> **Task brief**
Output each entry below as it stands, leaving out every picture.

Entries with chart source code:
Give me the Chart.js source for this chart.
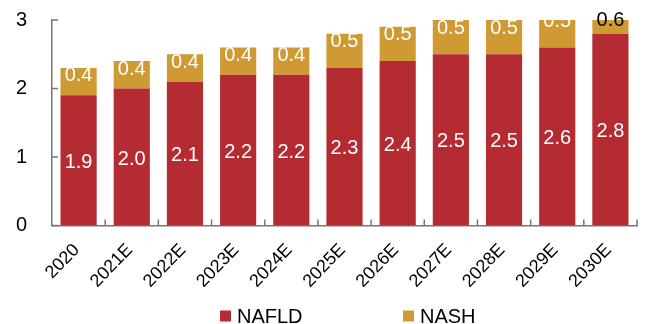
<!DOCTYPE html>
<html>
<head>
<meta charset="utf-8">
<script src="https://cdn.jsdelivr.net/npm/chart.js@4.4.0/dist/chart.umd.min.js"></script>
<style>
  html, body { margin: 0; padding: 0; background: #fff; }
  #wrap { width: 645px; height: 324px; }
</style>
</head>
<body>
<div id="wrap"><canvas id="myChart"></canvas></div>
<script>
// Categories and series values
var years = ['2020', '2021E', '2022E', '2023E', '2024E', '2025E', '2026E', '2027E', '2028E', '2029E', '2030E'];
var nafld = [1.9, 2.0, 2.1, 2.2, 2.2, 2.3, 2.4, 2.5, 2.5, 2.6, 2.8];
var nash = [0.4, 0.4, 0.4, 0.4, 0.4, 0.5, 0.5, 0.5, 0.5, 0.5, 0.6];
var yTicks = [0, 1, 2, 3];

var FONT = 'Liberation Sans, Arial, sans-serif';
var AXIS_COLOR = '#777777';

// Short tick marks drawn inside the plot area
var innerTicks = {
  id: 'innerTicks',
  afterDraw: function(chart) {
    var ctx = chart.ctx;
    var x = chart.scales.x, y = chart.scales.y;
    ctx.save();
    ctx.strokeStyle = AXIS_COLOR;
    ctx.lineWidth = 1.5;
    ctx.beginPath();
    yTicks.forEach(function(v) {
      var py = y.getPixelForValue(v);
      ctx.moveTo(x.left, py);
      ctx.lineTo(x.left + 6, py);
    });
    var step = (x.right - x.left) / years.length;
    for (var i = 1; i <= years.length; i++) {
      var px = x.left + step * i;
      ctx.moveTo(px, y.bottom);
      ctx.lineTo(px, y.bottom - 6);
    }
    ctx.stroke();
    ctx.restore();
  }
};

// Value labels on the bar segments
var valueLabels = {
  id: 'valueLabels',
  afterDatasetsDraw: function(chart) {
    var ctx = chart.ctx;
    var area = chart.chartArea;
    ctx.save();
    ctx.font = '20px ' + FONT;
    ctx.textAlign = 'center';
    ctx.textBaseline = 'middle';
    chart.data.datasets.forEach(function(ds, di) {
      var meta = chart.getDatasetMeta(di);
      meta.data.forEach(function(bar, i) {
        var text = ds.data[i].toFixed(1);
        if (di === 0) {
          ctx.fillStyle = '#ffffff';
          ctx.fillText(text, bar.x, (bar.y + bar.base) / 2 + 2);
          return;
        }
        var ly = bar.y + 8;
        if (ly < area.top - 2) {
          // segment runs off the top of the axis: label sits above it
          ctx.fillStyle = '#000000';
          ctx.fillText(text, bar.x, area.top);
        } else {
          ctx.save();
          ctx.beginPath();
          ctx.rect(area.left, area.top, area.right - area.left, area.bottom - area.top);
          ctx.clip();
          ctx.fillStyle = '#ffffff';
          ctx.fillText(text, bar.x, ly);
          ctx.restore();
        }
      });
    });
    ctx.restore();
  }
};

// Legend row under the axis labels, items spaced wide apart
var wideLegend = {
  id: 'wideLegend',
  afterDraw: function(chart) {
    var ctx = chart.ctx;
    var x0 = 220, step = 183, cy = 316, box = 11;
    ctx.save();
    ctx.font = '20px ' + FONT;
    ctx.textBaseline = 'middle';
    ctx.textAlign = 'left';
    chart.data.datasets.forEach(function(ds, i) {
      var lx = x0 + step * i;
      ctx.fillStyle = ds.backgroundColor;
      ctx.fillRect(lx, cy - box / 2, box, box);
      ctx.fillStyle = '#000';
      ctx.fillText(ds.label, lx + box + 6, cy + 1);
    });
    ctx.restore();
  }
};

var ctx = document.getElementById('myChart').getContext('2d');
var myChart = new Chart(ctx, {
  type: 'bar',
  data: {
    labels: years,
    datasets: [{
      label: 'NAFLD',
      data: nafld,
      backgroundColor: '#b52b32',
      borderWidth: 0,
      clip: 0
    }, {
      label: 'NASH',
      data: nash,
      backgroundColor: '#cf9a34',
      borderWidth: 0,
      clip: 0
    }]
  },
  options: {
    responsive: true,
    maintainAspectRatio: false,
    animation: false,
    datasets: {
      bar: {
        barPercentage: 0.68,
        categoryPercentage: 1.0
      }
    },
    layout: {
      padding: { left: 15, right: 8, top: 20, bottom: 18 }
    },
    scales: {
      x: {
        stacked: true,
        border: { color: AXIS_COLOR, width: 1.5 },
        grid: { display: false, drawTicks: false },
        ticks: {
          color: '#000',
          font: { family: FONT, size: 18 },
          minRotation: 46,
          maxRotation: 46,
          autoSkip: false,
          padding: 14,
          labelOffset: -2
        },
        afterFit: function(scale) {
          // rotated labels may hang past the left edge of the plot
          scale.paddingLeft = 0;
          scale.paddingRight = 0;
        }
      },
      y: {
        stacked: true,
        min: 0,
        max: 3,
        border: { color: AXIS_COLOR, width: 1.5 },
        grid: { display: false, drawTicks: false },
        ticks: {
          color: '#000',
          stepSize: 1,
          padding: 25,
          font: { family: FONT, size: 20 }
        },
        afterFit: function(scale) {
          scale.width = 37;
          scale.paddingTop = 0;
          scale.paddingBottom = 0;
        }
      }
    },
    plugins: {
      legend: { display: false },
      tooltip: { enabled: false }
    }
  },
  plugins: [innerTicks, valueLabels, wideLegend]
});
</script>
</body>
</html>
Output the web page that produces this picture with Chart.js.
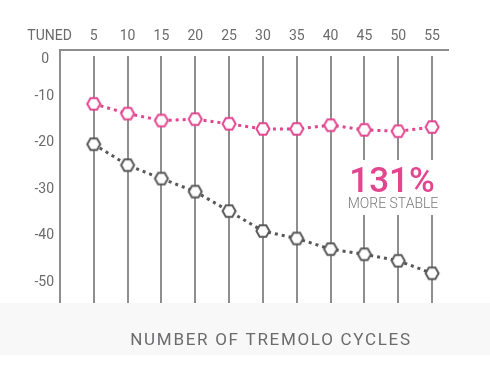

> **In response**
Give me the Chart.js source for this chart.
<!DOCTYPE html>
<html>
<head>
<meta charset="utf-8">
<script src="https://cdn.jsdelivr.net/npm/chart.js@4.4.0/dist/chart.umd.min.js"></script>
<style>
  html, body { margin: 0; padding: 0; background: #fff; }
  #wrap { width: 645px; height: 324px; }
</style>
</head>
<body>
<div id="wrap"><canvas id="myChart"></canvas></div>
<script>
// Categories and series values
var years = ['2020', '2021E', '2022E', '2023E', '2024E', '2025E', '2026E', '2027E', '2028E', '2029E', '2030E'];
var nafld = [1.9, 2.0, 2.1, 2.2, 2.2, 2.3, 2.4, 2.5, 2.5, 2.6, 2.8];
var nash = [0.4, 0.4, 0.4, 0.4, 0.4, 0.5, 0.5, 0.5, 0.5, 0.5, 0.6];
var yTicks = [0, 1, 2, 3];

var FONT = 'Liberation Sans, Arial, sans-serif';
var AXIS_COLOR = '#777777';

// Short tick marks drawn inside the plot area
var innerTicks = {
  id: 'innerTicks',
  afterDraw: function(chart) {
    var ctx = chart.ctx;
    var x = chart.scales.x, y = chart.scales.y;
    ctx.save();
    ctx.strokeStyle = AXIS_COLOR;
    ctx.lineWidth = 1.5;
    ctx.beginPath();
    yTicks.forEach(function(v) {
      var py = y.getPixelForValue(v);
      ctx.moveTo(x.left, py);
      ctx.lineTo(x.left + 6, py);
    });
    var step = (x.right - x.left) / years.length;
    for (var i = 1; i <= years.length; i++) {
      var px = x.left + step * i;
      ctx.moveTo(px, y.bottom);
      ctx.lineTo(px, y.bottom - 6);
    }
    ctx.stroke();
    ctx.restore();
  }
};

// Value labels on the bar segments
var valueLabels = {
  id: 'valueLabels',
  afterDatasetsDraw: function(chart) {
    var ctx = chart.ctx;
    var area = chart.chartArea;
    ctx.save();
    ctx.font = '20px ' + FONT;
    ctx.textAlign = 'center';
    ctx.textBaseline = 'middle';
    chart.data.datasets.forEach(function(ds, di) {
      var meta = chart.getDatasetMeta(di);
      meta.data.forEach(function(bar, i) {
        var text = ds.data[i].toFixed(1);
        if (di === 0) {
          ctx.fillStyle = '#ffffff';
          ctx.fillText(text, bar.x, (bar.y + bar.base) / 2 + 2);
          return;
        }
        var ly = bar.y + 8;
        if (ly < area.top - 2) {
          // segment runs off the top of the axis: label sits above it
          ctx.fillStyle = '#000000';
          ctx.fillText(text, bar.x, area.top);
        } else {
          ctx.save();
          ctx.beginPath();
          ctx.rect(area.left, area.top, area.right - area.left, area.bottom - area.top);
          ctx.clip();
          ctx.fillStyle = '#ffffff';
          ctx.fillText(text, bar.x, ly);
          ctx.restore();
        }
      });
    });
    ctx.restore();
  }
};

// Legend row under the axis labels, items spaced wide apart
var wideLegend = {
  id: 'wideLegend',
  afterDraw: function(chart) {
    var ctx = chart.ctx;
    var x0 = 220, step = 183, cy = 316, box = 11;
    ctx.save();
    ctx.font = '20px ' + FONT;
    ctx.textBaseline = 'middle';
    ctx.textAlign = 'left';
    chart.data.datasets.forEach(function(ds, i) {
      var lx = x0 + step * i;
      ctx.fillStyle = ds.backgroundColor;
      ctx.fillRect(lx, cy - box / 2, box, box);
      ctx.fillStyle = '#000';
      ctx.fillText(ds.label, lx + box + 6, cy + 1);
    });
    ctx.restore();
  }
};

var ctx = document.getElementById('myChart').getContext('2d');
var myChart = new Chart(ctx, {
  type: 'bar',
  data: {
    labels: years,
    datasets: [{
      label: 'NAFLD',
      data: nafld,
      backgroundColor: '#b52b32',
      borderWidth: 0,
      clip: 0
    }, {
      label: 'NASH',
      data: nash,
      backgroundColor: '#cf9a34',
      borderWidth: 0,
      clip: 0
    }]
  },
  options: {
    responsive: true,
    maintainAspectRatio: false,
    animation: false,
    datasets: {
      bar: {
        barPercentage: 0.68,
        categoryPercentage: 1.0
      }
    },
    layout: {
      padding: { left: 15, right: 8, top: 20, bottom: 18 }
    },
    scales: {
      x: {
        stacked: true,
        border: { color: AXIS_COLOR, width: 1.5 },
        grid: { display: false, drawTicks: false },
        ticks: {
          color: '#000',
          font: { family: FONT, size: 18 },
          minRotation: 46,
          maxRotation: 46,
          autoSkip: false,
          padding: 14,
          labelOffset: -2
        },
        afterFit: function(scale) {
          // rotated labels may hang past the left edge of the plot
          scale.paddingLeft = 0;
          scale.paddingRight = 0;
        }
      },
      y: {
        stacked: true,
        min: 0,
        max: 3,
        border: { color: AXIS_COLOR, width: 1.5 },
        grid: { display: false, drawTicks: false },
        ticks: {
          color: '#000',
          stepSize: 1,
          padding: 25,
          font: { family: FONT, size: 20 }
        },
        afterFit: function(scale) {
          scale.width = 37;
          scale.paddingTop = 0;
          scale.paddingBottom = 0;
        }
      }
    },
    plugins: {
      legend: { display: false },
      tooltip: { enabled: false }
    }
  },
  plugins: [innerTicks, valueLabels, wideLegend]
});
</script>
</body>
</html>
Output the web page that produces this picture with Chart.js.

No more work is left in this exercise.